THE FIFTH Amendment IS AN EXCLUSIONARY RULE, governing a very specific kind of evidence.

The point of talking about the Exclusionary nature of The FIFTH Amendment, was to point out to you that because of law enforcement abuses under the Common Law, the Framers correctly understood that the most efficacious way to forbid torture was to moot its exercise, and not to take the same route that the Common Law took with respect to other types of evidence illegally obtained.

The Founders did not do everything correctly. The General Welfare Clause should have been written in a way that made Madison's understanding of it more explicit: that it was intended as an additional limitation on the the already limited authority of Congress, and not as a blank check for legislative adventurism.

We now know, in hindsight, that the Necessary and Proper Clause should have been worded in such a way that no idiot could misconstrue its meaning to suggest that Congress had a plenary power to tax, provided only that the taxation was required to fund legislation; that was not its intent.

The version of the Second Amendment advanced by Jefferson is the one that should have been used: "No Freeman Shall Ever Be Debarred the Use of Arms." Accepting that version would have short-circuited a great deal of liberal mischief and outright deliberately destructive malfeasance.

It's very clear that the Founders also made a mess of the process of selecting the President, which they quickly attempted to rectify.

They should also have explicitly limited judicial review to administrative remedy only, and not given the power to create Federal law to John Marshall and his ideological descendants.

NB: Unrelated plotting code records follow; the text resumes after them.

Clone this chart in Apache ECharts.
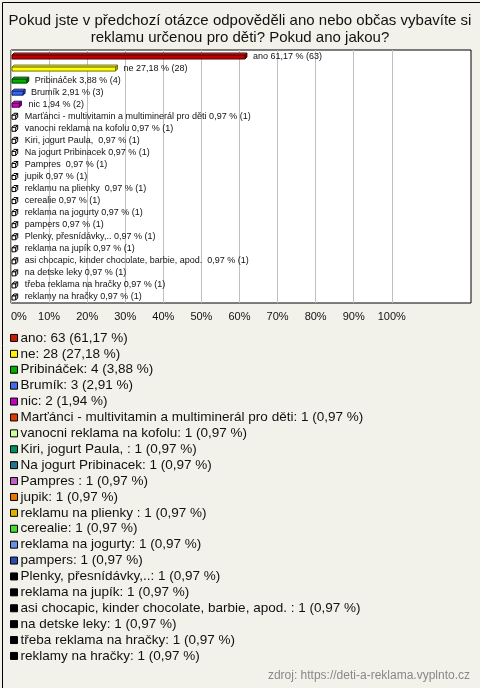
<!DOCTYPE html>
<html>
<head>
<meta charset="utf-8">
<script src="https://cdn.jsdelivr.net/npm/echarts@6/dist/echarts.min.js"></script>
<style>
html,body{margin:0;padding:0;background:#f3f2ea;}
#chart{width:480px;height:688px;}
</style>
</head>
<body>
<div id="chart"></div>
<script>
// ---- data ----
const categories = [
  "ano", "ne", "Pribináček", "Brumík", "nic",
  "Marťánci - multivitamin a multiminerál pro děti",
  "vanocni reklama na kofolu", "Kiri, jogurt Paula, ", "Na jogurt Pribinacek",
  "Pampres ", "jupik", "reklamu na plienky ", "cerealie", "reklama na jogurty",
  "pampers", "Plenky, přesnídávky,..", "reklama na jupík",
  "asi chocapic, kinder chocolate, barbie, apod. ", "na detske leky",
  "třeba reklama na hračky", "reklamy na hračky"
];
const counts = [63, 28, 4, 3, 2, 1, 1, 1, 1, 1, 1, 1, 1, 1, 1, 1, 1, 1, 1, 1, 1];
const percents = [61.17, 27.18, 3.88, 2.91, 1.94, 0.97, 0.97, 0.97, 0.97, 0.97, 0.97,
  0.97, 0.97, 0.97, 0.97, 0.97, 0.97, 0.97, 0.97, 0.97, 0.97];
const tickValues = [0, 10, 20, 30, 40, 50, 60, 70, 80, 90, 100];
const titleText = "Pokud jste v předchozí otázce odpověděli ano nebo občas vybavíte si\nreklamu určenou pro děti? Pokud ano jakou?";
const sourceText = "zdroj: https://deti-a-reklama.vyplnto.cz";

// ---- styles ----
const legendColors = ["#cc1a00", "#ffee00", "#00b000", "#3f6cf0", "#c400c4", "#e03c00",
  "#ccff99", "#009060", "#207890", "#c060c0", "#e87800", "#e0b000", "#44dd33",
  "#6c8ee8", "#2a4db0", "#000000", "#000000", "#000000", "#000000", "#000000", "#000000"];
const barFront = ["#c00000", "#ffff00", "#00b000", "#3366ff", "#cc00cc"];
const barTop = ["#e04040", "#ffff80", "#40d040", "#6690ff", "#e040e0"];
const barSide = ["#800000", "#b0b000", "#007000", "#2040b0", "#800080"];
const barStroke = ["#500000", "#707000", "#004000", "#102060", "#400040"];
const FONT = "'Liberation Sans', Arial, sans-serif";

function fmtPct(v) { return v.toFixed(2).replace('.', ','); }

function renderItem(params, api) {
  const i = params.seriesIndex;
  const v = api.value(0), c = api.value(1);
  const p0 = api.coord([0, c]);
  const p1 = api.coord([v, c]);
  const yc = p0[1];
  const x0 = p0[0] + 1, x1 = p1[0] + 1;
  const d = 2;
  const yt = yc - 1, yb = yc + 3;
  const front = barFront[i] || "#ffffff";
  const top = barTop[i] || "#ffffff";
  const side = barSide[i] || "#ffffff";
  const stroke = barStroke[i] || "#000000";
  const label = categories[i] + " " + fmtPct(percents[i]) + " % (" + counts[i] + ")";
  return {
    type: 'group',
    children: [
      { type: 'polygon', shape: { points: [[x0, yt], [x0 + d, yt - d], [x1 + d, yt - d], [x1, yt]] },
        style: { fill: top, stroke: stroke, lineWidth: 1 } },
      { type: 'polygon', shape: { points: [[x1, yt], [x1 + d, yt - d], [x1 + d, yb - d], [x1, yb]] },
        style: { fill: side, stroke: stroke, lineWidth: 1 } },
      { type: 'rect', shape: { x: x0, y: yt, width: x1 - x0, height: yb - yt },
        style: { fill: front, stroke: stroke, lineWidth: 1 } },
      { type: 'text', x: x1 + d + (v < 2 ? 7 : 6), y: yc,
        style: { text: label, fill: '#111', font: '9px ' + FONT, verticalAlign: 'middle', align: 'left' } }
    ]
  };
}

const series = categories.map((name, i) => ({
  name: name,
  type: 'custom',
  renderItem: renderItem,
  encode: { x: 0, y: 1 },
  itemStyle: { color: legendColors[i] },
  data: [[percents[i], i]],
  silent: true,
  animation: false
}));

const chart = echarts.init(document.getElementById('chart'), null, { renderer: 'canvas' });
chart.setOption({
  backgroundColor: '#f3f2ea',
  animation: false,
  textStyle: { fontFamily: FONT },
  title: {
    text: titleText,
    left: 'center',
    top: 7,
    textStyle: { fontSize: 15, fontWeight: 'normal', color: '#111', lineHeight: 17, fontFamily: FONT }
  },
  grid: {
    left: 11, right: 9, top: 50, bottom: 385,
    show: true, backgroundColor: '#ffffff', borderColor: '#000000', borderWidth: 1,
    containLabel: false
  },
  xAxis: {
    type: 'value', min: 0, max: 120.8,
    axisLine: { show: false },
    axisTick: { show: false, customValues: tickValues },
    splitLine: { show: true, lineStyle: { color: '#c0c0c0', width: 1 } },
    axisLabel: { customValues: tickValues, formatter: '{value}%', color: '#111', fontSize: 11,
      margin: 8, fontFamily: FONT, alignMinLabel: 'left' }
  },
  yAxis: {
    type: 'category', data: categories, inverse: true,
    axisLine: { show: false }, axisTick: { show: false }, axisLabel: { show: false },
    splitLine: { show: false }
  },
  legend: {
    orient: 'vertical', left: 10, top: 330, padding: 0,
    icon: 'rect', itemWidth: 7, itemHeight: 7, itemGap: 0,
    selectedMode: false,
    textStyle: { fontSize: 13.5, lineHeight: 15.9, color: '#111', fontFamily: FONT, padding: [0, 0, 0, -2] },
    data: categories.map((n, i) => ({ name: n, itemStyle: { color: legendColors[i], borderColor: '#000', borderWidth: 1 } })),
    formatter: function (name) {
      const i = categories.indexOf(name);
      return name + ": " + counts[i] + " (" + fmtPct(percents[i]) + " %)";
    }
  },
  graphic: [
    { type: 'text', right: 10, bottom: 6,
      style: { text: sourceText, fill: '#888', font: '12px ' + FONT } },
    { type: 'rect', left: 0, top: 0, silent: true,
      shape: { x: 0, y: 0, width: 479, height: 687 },
      style: { fill: 'none', stroke: '#000', lineWidth: 1 } }
  ],
  series: series
});
</script>
</body>
</html>
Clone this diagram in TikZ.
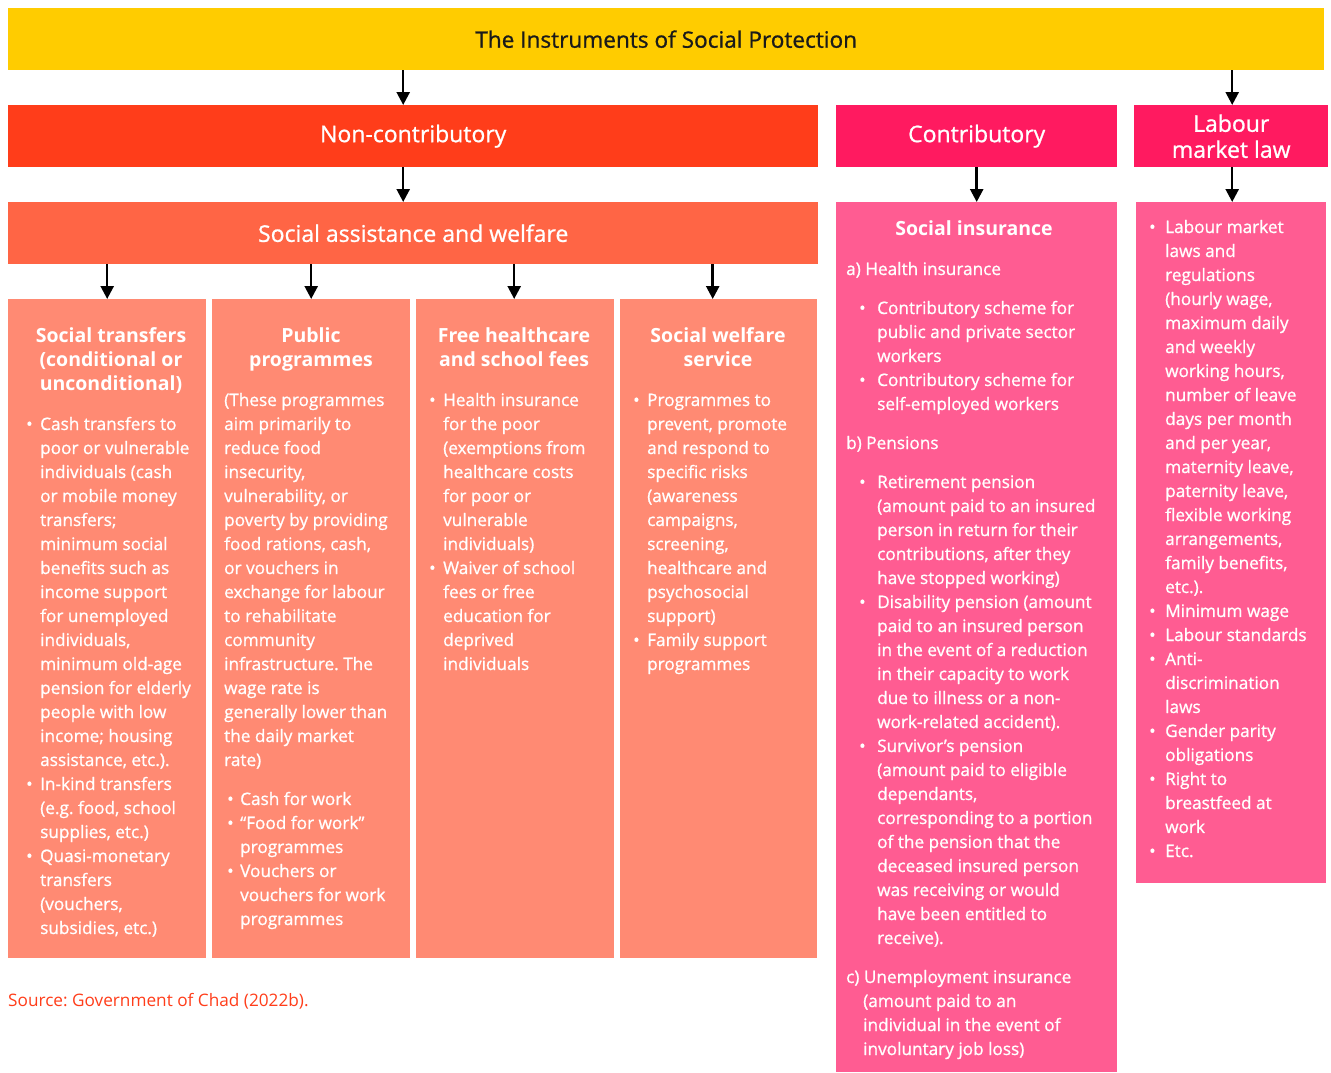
\documentclass[tikz,border=0pt]{standalone}
\usepackage{fontspec}
\setmainfont{Open Sans}
\newfontfamily\medfont{Open Sans}[FakeBold=0.9]
\frenchspacing
\usetikzlibrary{arrows.meta}
\definecolor{cyel}{HTML}{FFCC00}
\definecolor{cnc}{HTML}{FF3D1A}
\definecolor{csaw}{HTML}{FF6545}
\definecolor{csub}{HTML}{FF8A73}
\definecolor{ccon}{HTML}{FF1A60}
\definecolor{csi}{HTML}{FF5C92}
\definecolor{ctitle}{HTML}{1A1A1A}
\newlength{\bw}
\newcommand{\bu}{\makebox[\bw][l]{\textbullet}}
\tikzset{
  box/.style={draw=none, inner sep=0pt, anchor=north west},
  hdr/.style={text=white, font=\medfont\fontsize{23}{26}\selectfont, align=center},
  body/.style={text=white, inner sep=0pt, anchor=base west, font=\medfont\fontsize{17.2}{24}\selectfont},
  btitle/.style={text=white, inner sep=0pt, anchor=base, font=\fontsize{19.5}{24}\selectfont\bfseries},
  arr/.style={line width=2.5pt, -{Triangle[width=13pt,length=13pt]}},
}
\begin{document}
\begin{tikzpicture}[x=1pt,y=-1pt]
\useasboundingbox (0,0) rectangle (1331,1073);
% top
\node[box, fill=cyel, minimum width=1316pt, minimum height=62pt] (top) at (8,8) {};
\node[text=ctitle, font=\medfont\fontsize{22.6}{24}\selectfont] (toptxt) at (top.center) {The Instruments of Social Protection};
% second row
\node[box, fill=cnc, minimum width=810pt, minimum height=62pt] (nc) at (8,105) {};
\node[hdr] (nctxt) at (nc.center) {Non-contributory};
\node[box, fill=ccon, minimum width=281pt, minimum height=62pt] (con) at (836,105) {};
\node[hdr] (contxt) at (con.center) {Contributory};
\node[box, fill=ccon, minimum width=194pt, minimum height=62pt] (lab) at (1134,105) {};
\node[hdr] (labtxt) at (lab.center) {Labour\\market law};
% third row
\node[box, fill=csaw, minimum width=810pt, minimum height=62pt] (saw) at (8,202) {};
\node[hdr] (sawtxt) at (saw.center) {Social assistance and welfare};
\node[box, fill=csi, minimum width=281pt, minimum height=870pt] (si) at (836,202) {};
\node[box, fill=csi, minimum width=190pt, minimum height=681pt] (lb) at (1136,202) {};
% sub boxes
\node[box, fill=csub, minimum width=198pt, minimum height=659pt] (s1) at (8,299) {};
\node[box, fill=csub, minimum width=198pt, minimum height=659pt] (s2) at (212,299) {};
\node[box, fill=csub, minimum width=198pt, minimum height=659pt] (s3) at (416,299) {};
\node[box, fill=csub, minimum width=197pt, minimum height=659pt] (s4) at (620,299) {};
% arrows
\coordinate (a1) at ([xshift=-10pt]nc.north);
\coordinate (a2) at ([xshift=1pt]lab.north);
\draw[arr] (top.south -| a1) -- (a1);
\draw[arr] (top.south -| a2) -- (a2);
\draw[arr] (nc.south -| a1) -- (saw.north -| a1);
\draw[arr] (con.south) -- (si.north -| con.south);
\draw[arr] (lab.south -| a2) -- (lb.north -| a2);
\coordinate (b1) at ([xshift=0pt]s1.north);
\coordinate (b2) at ([xshift=0pt]s2.north);
\coordinate (b3) at ([xshift=-1pt]s3.north);
\coordinate (b4) at ([xshift=-6pt]s4.north);
\foreach \b in {b1,b2,b3,b4} \draw[arr] (saw.south -| \b) -- (\b);
% sub box 1
\node[btitle] (t1) at (111,342) {\begin{tabular}[t]{@{}c@{}}Social transfers\\(conditional or\\unconditional)\end{tabular}};
\setlength{\bw}{14pt}
\node[body] (x1) at (26,430) {\begin{tabular}[t]{@{}l@{}l@{}}
\bu&Cash transfers to\\
&poor or vulnerable\\
&individuals (cash\\
&or mobile money\\
&transfers;\\
&minimum social\\
&benefits such as\\
&income support\\
&for unemployed\\
&individuals,\\
&minimum old-age\\
&pension for elderly\\
&people with low\\
&income; housing\\
&assistance, etc.).\\
\bu&In-kind transfers\\
&(e.g. food, school\\
&supplies, etc.)\\
\bu&Quasi-monetary\\
&transfers\\
&(vouchers,\\
&subsidies, etc.)
\end{tabular}};
% sub box 2
\node[btitle] (t2) at (311,342) {\begin{tabular}[t]{@{}c@{}}Public\\programmes\end{tabular}};
\node[body] (x2a) at (224,406) {\begin{tabular}[t]{@{}l@{}}
(These programmes\\
aim primarily to\\
reduce food\\
insecurity,\\
vulnerability, or\\
poverty by providing\\
food rations, cash,\\
or vouchers in\\
exchange for labour\\
to rehabilitate\\
community\\
infrastructure. The\\
wage rate is\\
generally lower than\\
the daily market\\
rate)
\end{tabular}};
\setlength{\bw}{13pt}
\node[body] (x2b) at (227,805) {\begin{tabular}[t]{@{}l@{}l@{}}
\bu&Cash for work\\
\bu&“Food for work”\\
&programmes\\
\bu&Vouchers or\\
&vouchers for work\\
&programmes
\end{tabular}};
% sub box 3
\setlength{\bw}{14pt}
\node[btitle] (t3) at (514,342) {\begin{tabular}[t]{@{}c@{}}Free healthcare\\and school fees\end{tabular}};
\node[body] (x3) at (429,406) {\begin{tabular}[t]{@{}l@{}l@{}}
\bu&Health insurance\\
&for the poor\\
&(exemptions from\\
&healthcare costs\\
&for poor or\\
&vulnerable\\
&individuals)\\
\bu&Waiver of school\\
&fees or free\\
&education for\\
&deprived\\
&individuals
\end{tabular}};
% sub box 4
\node[btitle] (t4) at (718,342) {\begin{tabular}[t]{@{}c@{}}Social welfare\\service\end{tabular}};
\node[body] (x4) at (633,406) {\begin{tabular}[t]{@{}l@{}l@{}}
\bu&Programmes to\\
&prevent, promote\\
&and respond to\\
&specific risks\\
&(awareness\\
&campaigns,\\
&screening,\\
&healthcare and\\
&psychosocial\\
&support)\\
\bu&Family support\\
&programmes
\end{tabular}};
% social insurance
\node[btitle] (tsi) at (974,235) {Social insurance};
\node[body] (ha) at (846,275) {a) Health insurance};
\setlength{\bw}{18pt}
\node[body] (hb) at (859,314) {\begin{tabular}[t]{@{}l@{}l@{}}
\bu&Contributory scheme for\\
&public and private sector\\
&workers\\
\bu&Contributory scheme for\\
&self-employed workers
\end{tabular}};
\node[body] (pa) at (846,449) {b) Pensions};
\node[body] (pb) at (859,488) {\begin{tabular}[t]{@{}l@{}l@{}}
\bu&Retirement pension\\
&(amount paid to an insured\\
&person in return for their\\
&contributions, after they\\
&have stopped working)\\
\bu&Disability pension (amount\\
&paid to an insured person\\
&in the event of a reduction\\
&in their capacity to work\\
&due to illness or a non-\\
&work-related accident).\\
\bu&Survivor’s pension\\
&(amount paid to eligible\\
&dependants,\\
&corresponding to a portion\\
&of the pension that the\\
&deceased insured person\\
&was receiving or would\\
&have been entitled to\\
&receive).
\end{tabular}};
\node[body] (ua) at (846,983) {\begin{tabular}[t]{@{}l@{}l@{}}
\multicolumn{2}{@{}l@{}}{c) Unemployment insurance}\\
\makebox[17pt][l]{}&(amount paid to an\\
&individual in the event of\\
&involuntary job loss)
\end{tabular}};
% labour box
\setlength{\bw}{16pt}
\node[body] (lx) at (1149,233) {\begin{tabular}[t]{@{}l@{}l@{}}
\bu&Labour market\\
&laws and\\
&regulations\\
&(hourly wage,\\
&maximum daily\\
&and weekly\\
&working hours,\\
&number of leave\\
&days per month\\
&and per year,\\
&maternity leave,\\
&paternity leave,\\
&flexible working\\
&arrangements,\\
&family benefits,\\
&etc.).\\
\bu&Minimum wage\\
\bu&Labour standards\\
\bu&Anti-\\
&discrimination\\
&laws\\
\bu&Gender parity\\
&obligations\\
\bu&Right to\\
&breastfeed at\\
&work\\
\bu&Etc.
\end{tabular}};
% source
\node[body, text=cnc, font=\fontsize{17.2}{24}\selectfont] (src) at (8,1006) {Source: Government of Chad (2022b).};
\end{tikzpicture}
\end{document}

And there are several other examples...

That all said, I agree with you that the Exclusionary Rule for all types of evidence should have entered Federal law via a Constitutional Amendment, and not case law [read: a majority of Justices' whims.] But I don't accept the claim that the status quo ante was a better remedy. Even if it once was, [it wasn't] it's clear that our police and secret police forces are now doing things which would absolutely have horrified the Framers, and their law-breaking cannot be tolerated.

So, YES, The Federal judiciary erred in 1914, and erred again in 1961. But the remedy was superior to the one that existed in the Common Law, and should have been in the Constitution to begin with.

170 posted on 03/17/2014 8:46:53 PM PDT by FredZarguna (Das ist nicht nur nicht richtig, es ist nicht einmal falsch!)